Jeju’s ailing foreigner-only casinos should be able to introduce online gambling and use technologies such as crypto currencies, according to a speaker at the Jeju International Casino Policy Forum.
Bong Mi-hee, professor of hotel management at Inha Technical College, gave a presentation at the event, which was held in the Jeju Grand Hyatt last week, suggesting the introduction of online casinos, local media reported.
He also suggested the increasing use of blockchain worldwide would help to increase transparency in online operations and enable the flow of funds to be tracked.
South Korea’s foreigner-only casinos have been hit hard due to the Covid-mandated border closures. Sales of the eight casinos on the island dropped more than 60 percent in 2020 to 69 billion won.
Speakers at the event also said the Jeju casino sector needed to be reorganized, as there are too many, small properties.
Professor Seo Won-seok of Kyunghee University said in the 2nd Jeju Casino Business Plan there are plans to review business diversification. He said there needs to be a review of restrictions on foreigner-only casinos, as well as potentially establishing casino clusters to strengthen the competitiveness of the industry.

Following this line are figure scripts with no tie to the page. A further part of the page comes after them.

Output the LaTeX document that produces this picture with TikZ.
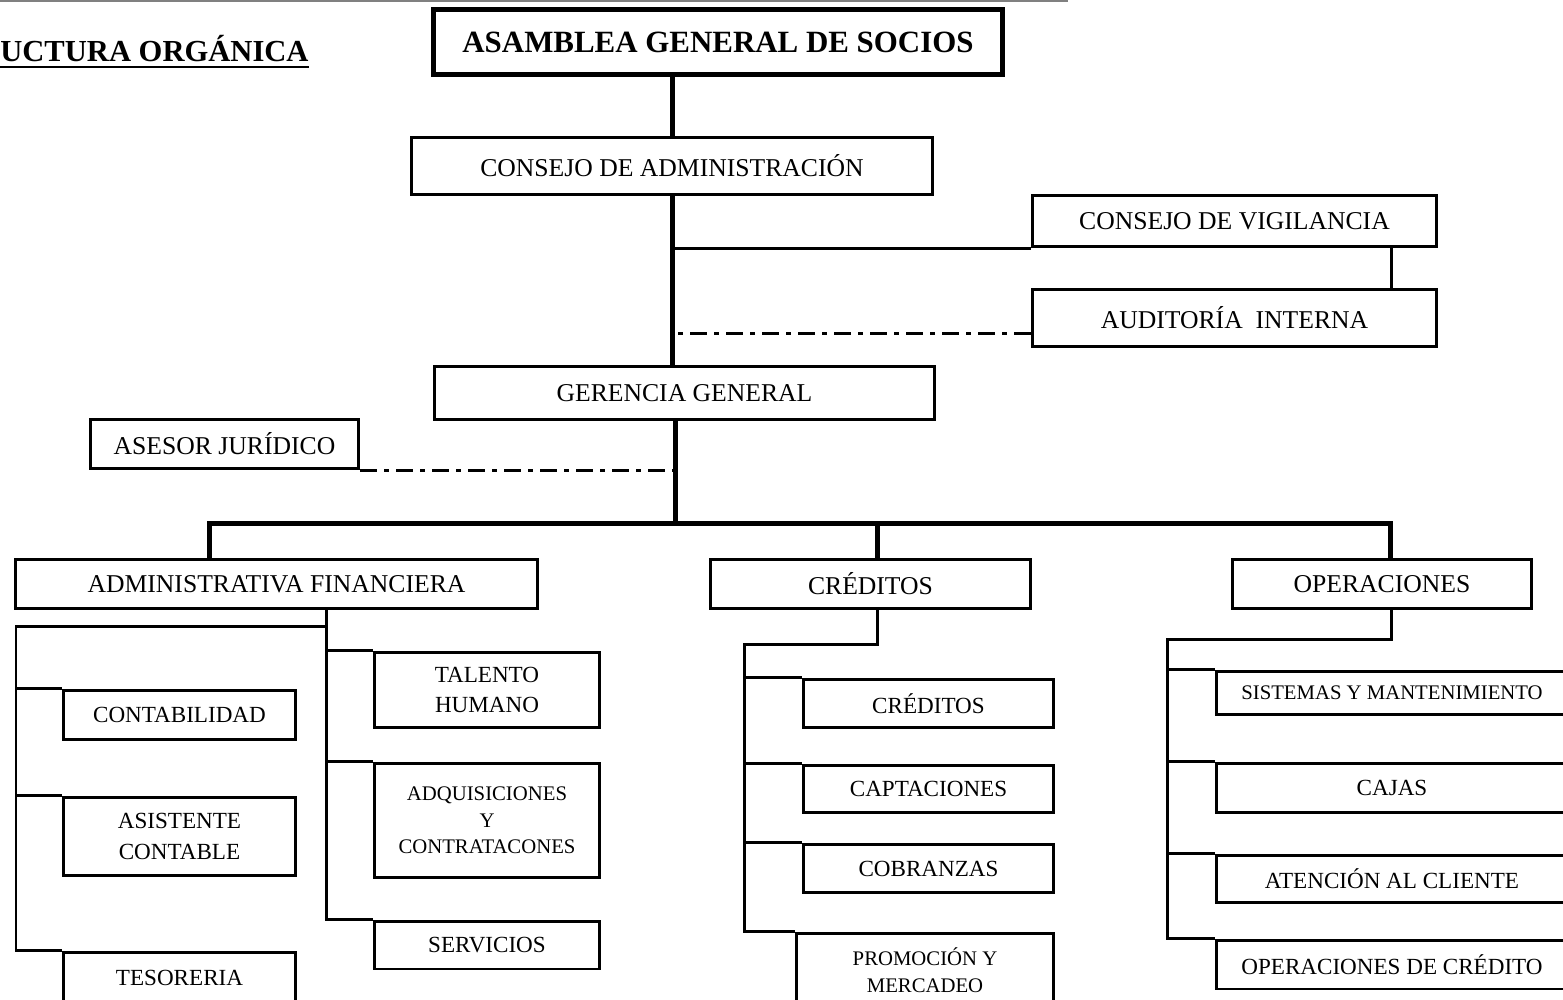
\documentclass[tikz,border=0pt]{standalone}
\usepackage{fontspec}
\setmainfont{Liberation Serif}
\usetikzlibrary{positioning}

\begin{document}
\begin{tikzpicture}[x=0.02cm,y=-0.02cm,
    caja/.style={draw, line width=0.06cm, inner sep=0pt, align=center, text=black},
    grande/.style={font=\fontsize{14.6}{17}\selectfont},
    media/.style={font=\fontsize{13.15}{17.4}\selectfont},
    chica/.style={font=\fontsize{11.8}{15.2}\selectfont},
    tronco/.style={line width=0.1cm},
    rama/.style={line width=0.06cm},
    punteada/.style={line width=0.06cm, dash pattern=on 0.34cm off 0.14cm on 0.1cm off 0.14cm}]
    \useasboundingbox (0,0) rectangle (1563,1000);
    \draw[gray, line width=0.04cm] (0,1) -- (1068,1);
    \node[anchor=base west, inner sep=0pt, font=\bfseries\fontsize{17.4}{20}\selectfont] (titulo) at (0,62) {UCTURA ORGÁNICA};
    \draw[line width=0.05cm] ([yshift=-0.1cm]titulo.base west) -- ([yshift=-0.1cm]titulo.base east);
    % niveles superiores
    \node[caja, line width=0.1cm, font=\bfseries\fontsize{17.6}{20}\selectfont, minimum width=11.4cm, minimum height=1.32cm] (asamblea) at (718,42) {ASAMBLEA GENERAL DE SOCIOS};
    \node[caja, grande, minimum width=10.44cm, minimum height=1.16cm] (consejo) at (672,166) {CONSEJO DE ADMINISTRACIÓN};
    \node[caja, grande, minimum width=8.1cm, minimum height=1.04cm] (vigilancia) at (1234.5,221) {CONSEJO DE VIGILANCIA};
    \node[caja, grande, minimum width=8.1cm, minimum height=1.16cm] (auditoria) at (1234.5,318) {AUDITORÍA\ \ INTERNA};
    \node[caja, grande, minimum width=10.02cm, minimum height=1.08cm] (gerencia) at (684.5,393) {GERENCIA GENERAL};
    \node[caja, grande, minimum width=5.38cm, minimum height=1cm] (asesor) at (224.5,444) {ASESOR JURÍDICO};
    \node[caja, grande, minimum width=10.46cm, minimum height=1cm] (adminfin) at (276.5,584) {ADMINISTRATIVA FINANCIERA};
    \node[caja, grande, minimum width=6.42cm, minimum height=1cm] (creditos) at (870.5,584) {CRÉDITOS};
    \node[caja, grande, minimum width=6cm, minimum height=1cm] (operaciones) at (1382,584) {OPERACIONES};
    % administrativa financiera
    \node[caja, media, minimum width=4.52cm, minimum height=1.52cm] (talento) at (487,690) {TALENTO\\HUMANO};
    \node[caja, chica, minimum width=4.52cm, minimum height=2.3cm] (adquisiciones) at (487,820.5) {ADQUISICIONES\\Y\\CONTRATACONES};
    \node[caja, media, minimum width=4.52cm, minimum height=0.96cm] (servicios) at (487,945) {SERVICIOS};
    \node[caja, media, minimum width=4.66cm, minimum height=1cm] (contabilidad) at (179.5,715) {CONTABILIDAD};
    \node[caja, media, minimum width=4.66cm, minimum height=1.58cm] (asistente) at (179.5,836.5) {ASISTENTE\\CONTABLE};
    \node[caja, media, minimum width=4.66cm, minimum height=1.04cm] (tesoreria) at (179.5,978) {TESORERIA};
    % creditos
    \node[caja, media, minimum width=5.02cm, minimum height=0.98cm] (credsub) at (928.5,703.5) {CRÉDITOS};
    \node[caja, media, minimum width=5.02cm, minimum height=0.96cm] (captaciones) at (928.5,789) {CAPTACIONES};
    \node[caja, media, minimum width=5.02cm, minimum height=0.98cm] (cobranzas) at (928.5,868.5) {COBRANZAS};
    \node[caja, chica, minimum width=5.16cm, minimum height=1.5cm] (promocion) at (925,970.5) {PROMOCIÓN Y\\MERCADEO};
    % operaciones
    \node[caja, chica, minimum width=7.04cm, minimum height=0.88cm] (sistemas) at (1392,693) {SISTEMAS Y MANTENIMIENTO};
    \node[caja, media, minimum width=7.04cm, minimum height=1cm] (cajas) at (1392,788) {CAJAS};
    \node[caja, media, minimum width=7.04cm, minimum height=0.96cm] (atencion) at (1392,879) {ATENCIÓN AL CLIENTE};
    \node[caja, media, minimum width=7.04cm, minimum height=0.98cm] (opcredito) at (1392,964.5) {OPERACIONES DE CRÉDITO};
    % tronco principal
    \draw[tronco] (asamblea.south -| consejo.north) -- (consejo.north);
    \draw[tronco] (consejo.south) -- (consejo.south |- gerencia.north);
    \coordinate (bus) at (675,523);
    \draw[tronco] (gerencia.south -| bus) -- (bus);
    \draw[tronco] ([xshift=-1.35cm]adminfin.north) |- (bus) -| ([xshift=0.16cm]operaciones.north);
    \coordinate (cn) at ([xshift=0.13cm]creditos.north);
    \draw[tronco] (cn |- bus) -- (cn);
    % control y asesoria
    \draw[rama] (consejo.south |- vigilancia.south west) -- (vigilancia.south west);
    \draw[rama] ([xshift=3.14cm]vigilancia.south) -- ([xshift=3.14cm]auditoria.north);
    \coordinate (au) at ([yshift=-0.32cm]auditoria.west);
    \draw[punteada] (au) -- (au -| consejo.south);
    \draw[punteada] (asesor.south east) -- (asesor.south east -| bus);
    % ramas de administrativa financiera
    \coordinate (af) at ([xshift=1.01cm]adminfin.south);
    \draw[rama] (af) |- (servicios.north west);
    \draw[rama] (af |- talento.north west) -- (talento.north west);
    \draw[rama] (af |- adquisiciones.north west) -- (adquisiciones.north west);
    \coordinate (ai) at (16,626);
    \draw[rama] (af |- ai) -- (ai) |- (tesoreria.north west);
    \draw[rama] (ai |- contabilidad.north west) -- (contabilidad.north west);
    \draw[rama] (ai |- asistente.north west) -- (asistente.north west);
    % ramas de creditos
    \coordinate (cr) at (744,644);
    \draw[rama] ([xshift=0.13cm]creditos.south) |- (cr) |- (promocion.north west);
    \draw[rama] (cr |- credsub.north west) -- (credsub.north west);
    \draw[rama] (cr |- captaciones.north west) -- (captaciones.north west);
    \draw[rama] (cr |- cobranzas.north west) -- (cobranzas.north west);
    % ramas de operaciones
    \coordinate (op) at (1167,639);
    \draw[rama] ([xshift=0.18cm]operaciones.south) |- (op) |- (opcredito.north west);
    \draw[rama] (op |- sistemas.north west) -- (sistemas.north west);
    \draw[rama] (op |- cajas.north west) -- (cajas.north west);
    \draw[rama] (op |- atencion.north west) -- (atencion.north west);
\end{tikzpicture}
\end{document}
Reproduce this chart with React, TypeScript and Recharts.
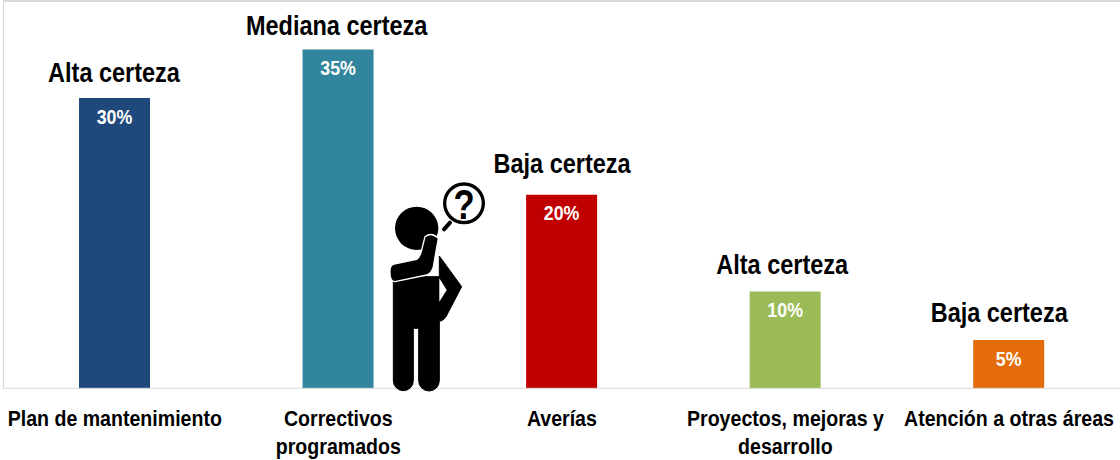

It’s the second time in two months that the possibility of introducing some kind of online gambling in South Korea has hit the headlines.
In October, local media reported that the government is considering the potential introduction of some form of remote gaming that would target foreign VIP clients to help the ailing foreigner-only casinos and to protect jobs.
New Daily specified VIP customers would be able to play games remotely through an agent at the casino – a practice known as proxy betting.
Lee Sang-heon, a member of the National Assembly Culture, Sports and Tourism Committee, and the Democratic Party of Korea, proposed a “Partial Amendment to the Tourism Promotion Act” earlier this year to allow “non-face-to-face” casino services, the report said.
The proposal comes amidst concern about slumping revenue at the 17 foreigner-only properties and the resulting loss of employment.